El profesor, al que le es imposible agacharse por sus achaques, comienza a tantear y va rasguñando a sus alumnos con su vara, luego les pide que cambien de puesto, les enseña geografías que no conoce y les impone tareas imposibles. Al final entrega la nota y hace público el informe de actividades.
Cuando los buses de la capital ruedan sin demasiados sobresaltos, cuando sus parqueaderos cobran una tarifa aceptable y en sus paraderos de buses no se han robado uno o dos teléfonos celulares, Bogotá suele mirar hacia abajo a ver qué impudicia encuentra digna de repugnancia. Comienzan los medios a buscar el reporte de algunos muertos en sus redacciones regionales. Parlotean los turistas que han captado alguna escena que los sobrecoge y los subleva. Repuntan los moralistas para imponer prohibiciones y rematan los políticos al presentar una recusación o un proyecto de ley.
Tenemos entonces algunas semanas con imágenes de fiestas salvajes, con la reseña de escenarios políticos despreciables y los reproches sobre los pactos de desobediencia y soberbia. Las amonestaciones estéticas se dejan como postre a las redes sociales.

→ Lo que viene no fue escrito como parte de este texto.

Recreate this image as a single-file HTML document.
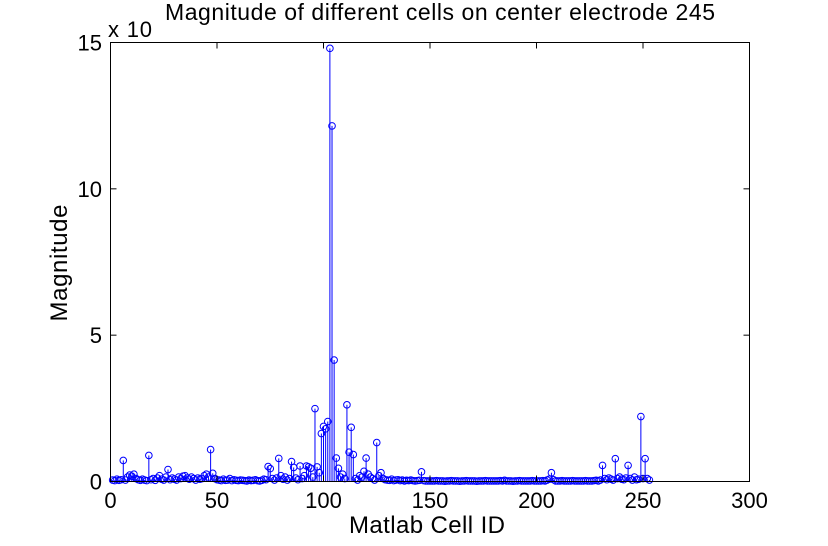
<!DOCTYPE html>
<html><head><meta charset="utf-8"><style>
body{margin:0;background:#fff;}
svg text{font-family:"Liberation Sans",sans-serif;fill:#000;}
</style></head><body>
<svg id="chart" width="828" height="541" viewBox="0 0 828 541" xmlns="http://www.w3.org/2000/svg">
<rect x="0" y="0" width="828" height="541" fill="#fff"/>
<g id="marks"></g>
<rect x="110.5" y="42.5" width="639" height="439" fill="none" stroke="#000"/>
<g id="ticks"></g>
<text x="108" y="37" font-size="22" textLength="44">x 10</text>
<text x="440" y="20" font-size="23" text-anchor="middle" textLength="550">Magnitude of different cells on center electrode 245</text>
<text x="427" y="533" font-size="24" text-anchor="middle" textLength="156">Matlab Cell ID</text>
<text transform="translate(67,263) rotate(-90)" font-size="24" text-anchor="middle" textLength="117">Magnitude</text>
</svg>
<script>
const values = [
.05,.03,.08,.04,.06,.72,.05,.15,.22,.18,
.25,.1,.06,.04,.08,.05,.03,.89,.06,.1,
.04,.12,.2,.08,.05,.15,.41,.06,.12,.08,
.05,.15,.1,.18,.2,.12,.08,.15,.1,.05,
.12,.08,.1,.2,.25,.15,1.09,.28,.1,.06,
.05,.03,.08,.04,.05,.1,.03,.06,.04,.03,
.05,.04,.03,.02,.05,.03,.04,.06,.03,.02,
.04,.08,.06,.51,.44,.1,.05,.12,.79,.2,
.08,.15,.05,.1,.68,.48,.12,.06,.53,.1,
.2,.53,.5,.45,.15,2.49,.5,.3,1.64,1.88,
1.8,2.05,14.8,12.15,4.15,.8,.45,.15,.25,.1,
2.62,1.0,1.85,.92,.1,.05,.2,.15,.35,.8,
.25,.15,.1,.05,1.33,.2,.3,.1,.06,.05,
.04,.08,.03,.05,.06,.03,.05,.02,.04,.03,
.05,.03,.02,.03,.04,.33,.03,.02,.02,.02,
.02,.02,.03,.02,.02,.02,.01,.02,.02,.03,
.02,.02,.02,.01,.02,.02,.03,.02,.02,.02,
.02,.01,.02,.02,.02,.03,.02,.02,.02,.02,
.02,.02,.03,.02,.04,.02,.02,.02,.01,.02,
.02,.03,.02,.02,.02,.02,.02,.03,.02,.02,
.02,.02,.03,.02,.05,.08,.3,.06,.02,.02,
.02,.03,.02,.02,.02,.02,.03,.02,.02,.02,
.02,.02,.03,.02,.02,.02,.03,.04,.02,.05,
.55,.1,.06,.12,.08,.05,.78,.1,.15,.08,
.06,.12,.55,.1,.05,.15,.06,.08,2.22,.1,
.78,.1,.05
];
const xTicks = [0,50,100,150,200,250,300];
const yTicks = [0,5,10,15];
const X0=110.5,X1=749.5,Y0=481.5,Y1=42.5;
function sx(v){return X0+(v-0)/(300-0)*(X1-X0);}
function sy(v){return Y0-(v-0)/(15-0)*(Y0-Y1);}
const NS="http://www.w3.org/2000/svg";
const marks=document.getElementById('marks');
values.forEach((v,i)=>{
  const x=sx(i+1), y=sy(v);
  const l=document.createElementNS(NS,'line');
  l.setAttribute('x1',x);l.setAttribute('x2',x);l.setAttribute('y1',sy(0));l.setAttribute('y2',y);
  l.setAttribute('stroke','#0000ff');l.setAttribute('stroke-width','1');
  
  
  marks.appendChild(l);
  const c=document.createElementNS(NS,'circle');
  c.setAttribute('cx',x);c.setAttribute('cy',y);c.setAttribute('r','3.3');
  c.setAttribute('fill','none');c.setAttribute('stroke','#0000ff');c.setAttribute('stroke-width','1');
  
  
  marks.appendChild(c);
});
const tk=document.getElementById('ticks');
xTicks.forEach(t=>{
  const x=sx(t);
  [[Y0,Y0-6],[Y1,Y1+6]].forEach(p=>{
    const l=document.createElementNS(NS,'line');
    l.setAttribute('x1',x);l.setAttribute('x2',x);l.setAttribute('y1',p[0]);l.setAttribute('y2',p[1]);l.setAttribute('stroke','#000');
    
    
    tk.appendChild(l);
  });
  const s=document.createElementNS(NS,'text');
  s.setAttribute('x',x);s.setAttribute('y',508);s.setAttribute('font-size','22');s.setAttribute('text-anchor','middle');
  s.textContent=t;
  
  
  tk.appendChild(s);
});
yTicks.forEach(t=>{
  const y=sy(t);
  [[X0,X0+6],[X1,X1-6]].forEach(p=>{
    const l=document.createElementNS(NS,'line');
    l.setAttribute('y1',y);l.setAttribute('y2',y);l.setAttribute('x1',p[0]);l.setAttribute('x2',p[1]);l.setAttribute('stroke','#000');
    
    
    tk.appendChild(l);
  });
  const s=document.createElementNS(NS,'text');
  s.setAttribute('x',102);s.setAttribute('y',y+8);s.setAttribute('font-size','22');s.setAttribute('text-anchor','end');
  s.textContent=t;
  
  
  tk.appendChild(s);
});
</script>
</body></html>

Lo más triste es que Bogotá tiene el poder de imponer a los provincianos sus tirrias, sus modales y sus filtros morales. Debe ser el clima y la nostalgia que procuran los urapanes curtidos por el humo y los sauces llorones en las tardes ídem. El caso es que muy pronto los recién llegados sienten la necesidad de juzgar según el rasero que han sufrido en sus primeros meses de vida en el mirador capitalino. No cambian las costumbres pero sí las opiniones, se impone el recelo sobre la indiferencia.
Los efectos de la mirada desde aquellas alturas cercanas a las estrellas no son solo para quienes llegan a vivir a la sabana. También quienes viven lejos comienzan a creer en la supremacía de los poderes capitalinos. De modo que no es raro que los problemas y las soluciones se busquen bajo las columnas del capitolio o los umbrales de los ministerios. En esto la capital y sus burócratas sufren los rigores de una especie de síndrome de omnipotencia. Los poderes ficticios de los que hace alarde por su postura y su moralismo no tienen concordancia con la realidad.
Entonces los periodistas, también con su bastón profesoral, no tienen más que dar una tunda a los funcionarios que tienen cerca y de los que al menos conocen el nombre y el teléfono. Así que la discusión se centra donde no toca y la indignación comienza dar vueltas entre las salas de redacción y los despachos del ejecutivo. Reproches que se saldan a la mañana siguiente con la explicación de un manual de funciones.
Pero pronto todo vuelve a la normalidad. Los buses de la capital se vuelven a chocar, los ladrones vuelven a arrebatar los teléfonos en los paraderos, los jóvenes entran sin pagar a las estaciones atestadas y los centros comerciales cobran de nuevo más de la cuenta en sus parqueaderos. Y las nubes cubren de nuevo la vista en la capital.